◆ **Challenge**
Copy out the listing that follows exactly, dropping every picture.

************

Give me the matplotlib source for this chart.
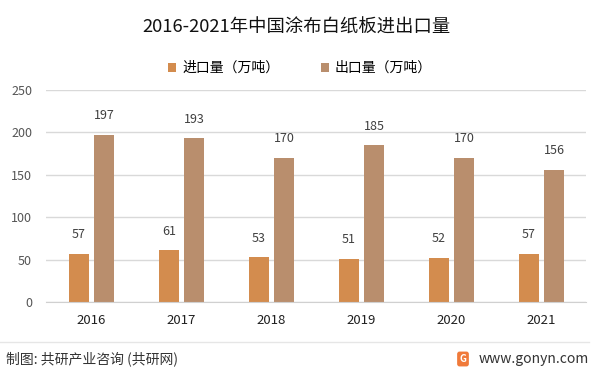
import matplotlib
matplotlib.use("Agg")
import matplotlib.pyplot as plt
import numpy as np

plt.rcParams['font.family'] = ['Noto Sans CJK SC', 'DejaVu Sans']

years = ['2016', '2017', '2018', '2019', '2020', '2021']
imports = [57, 61, 53, 51, 52, 57]
exports = [197, 193, 170, 185, 170, 156]
yticks = [0, 50, 100, 150, 200, 250]

fig = plt.figure(figsize=(5.98, 3.72), dpi=100)
ax = fig.add_axes([46 / 598, 1 - 302 / 372, 540 / 598, 212 / 372])

x = np.arange(len(years))
w = 0.225
b1 = ax.bar(x - 0.135, imports, w, color='#D38C4E', label='进口量（万吨）')
b2 = ax.bar(x + 0.145, exports, w, color='#B98E6D', label='出口量（万吨）')

for bars, vals in [(b1, imports), (b2, exports)]:
    for r, v in zip(bars, vals):
        ax.annotate(str(v), (r.get_x() + r.get_width() / 2, v), xytext=(0, 9),
                    textcoords='offset points', ha='center', va='bottom',
                    fontsize=9, color='#404040')

ax.set_xlim(-0.5, len(years) - 0.5)
ax.set_ylim(0, 250)
ax.set_yticks(yticks)
ax.set_xticks(x)
ax.set_xticklabels(years, fontsize=9.5, color='#202020')
ax.tick_params(axis='y', labelsize=9, colors='#555555', length=0, pad=10)
ax.tick_params(axis='x', length=0, pad=9)
ax.grid(axis='y', color='#D9D9D9', linewidth=1)
ax.set_axisbelow(True)
for s in ['top', 'right', 'left']:
    ax.spines[s].set_visible(False)
ax.spines['bottom'].set_color('#D0D0D0')

fig.text(296 / 598, 1 - 28 / 372, '2016-2021年中国涂布白纸板进出口量', ha='center', va='center',
         fontsize=13.2, color='#111111')
fig.legend(handles=[b1, b2], loc='center', bbox_to_anchor=(300 / 598, 1 - 68 / 372),
           ncol=2, frameon=False, fontsize=10, handlelength=0.6, handleheight=0.6,
           columnspacing=3.0, handletextpad=0.4)

# footer
fig.add_artist(plt.Line2D([0.0, 0.985], [1 - 342 / 372, 1 - 342 / 372], color='#E6E6E6', lw=1))
fig.text(6 / 598, 1 - 359 / 372, '制图: 共研产业咨询 (共研网)', ha='left', va='center',
         fontsize=10, color='#333333')
fig.text(589 / 598, 1 - 359 / 372, 'www.gonyn.com', ha='right', va='center',
         fontsize=10, color='#333333')
fig.text(463 / 598, 1 - 359 / 372, 'G', ha='center', va='center', fontsize=7,
         fontweight='bold', color='white',
         bbox=dict(boxstyle='round,pad=0.25', fc='#F07A3A', ec='none'))

fig.savefig('out.png', dpi=100)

************

◆ **Task solution**
Give me the matplotlib source for this chart.
import matplotlib
matplotlib.use("Agg")
import matplotlib.pyplot as plt
import numpy as np

plt.rcParams['font.family'] = ['Noto Sans CJK SC', 'DejaVu Sans']

years = ['2016', '2017', '2018', '2019', '2020', '2021']
imports = [57, 61, 53, 51, 52, 57]
exports = [197, 193, 170, 185, 170, 156]
yticks = [0, 50, 100, 150, 200, 250]

fig = plt.figure(figsize=(5.98, 3.72), dpi=100)
ax = fig.add_axes([46 / 598, 1 - 302 / 372, 540 / 598, 212 / 372])

x = np.arange(len(years))
w = 0.225
b1 = ax.bar(x - 0.135, imports, w, color='#D38C4E', label='进口量（万吨）')
b2 = ax.bar(x + 0.145, exports, w, color='#B98E6D', label='出口量（万吨）')

for bars, vals in [(b1, imports), (b2, exports)]:
    for r, v in zip(bars, vals):
        ax.annotate(str(v), (r.get_x() + r.get_width() / 2, v), xytext=(0, 9),
                    textcoords='offset points', ha='center', va='bottom',
                    fontsize=9, color='#404040')

ax.set_xlim(-0.5, len(years) - 0.5)
ax.set_ylim(0, 250)
ax.set_yticks(yticks)
ax.set_xticks(x)
ax.set_xticklabels(years, fontsize=9.5, color='#202020')
ax.tick_params(axis='y', labelsize=9, colors='#555555', length=0, pad=10)
ax.tick_params(axis='x', length=0, pad=9)
ax.grid(axis='y', color='#D9D9D9', linewidth=1)
ax.set_axisbelow(True)
for s in ['top', 'right', 'left']:
    ax.spines[s].set_visible(False)
ax.spines['bottom'].set_color('#D0D0D0')

fig.text(296 / 598, 1 - 28 / 372, '2016-2021年中国涂布白纸板进出口量', ha='center', va='center',
         fontsize=13.2, color='#111111')
fig.legend(handles=[b1, b2], loc='center', bbox_to_anchor=(300 / 598, 1 - 68 / 372),
           ncol=2, frameon=False, fontsize=10, handlelength=0.6, handleheight=0.6,
           columnspacing=3.0, handletextpad=0.4)

# footer
fig.add_artist(plt.Line2D([0.0, 0.985], [1 - 342 / 372, 1 - 342 / 372], color='#E6E6E6', lw=1))
fig.text(6 / 598, 1 - 359 / 372, '制图: 共研产业咨询 (共研网)', ha='left', va='center',
         fontsize=10, color='#333333')
fig.text(589 / 598, 1 - 359 / 372, 'www.gonyn.com', ha='right', va='center',
         fontsize=10, color='#333333')
fig.text(463 / 598, 1 - 359 / 372, 'G', ha='center', va='center', fontsize=7,
         fontweight='bold', color='white',
         bbox=dict(boxstyle='round,pad=0.25', fc='#F07A3A', ec='none'))

fig.savefig('out.png', dpi=100)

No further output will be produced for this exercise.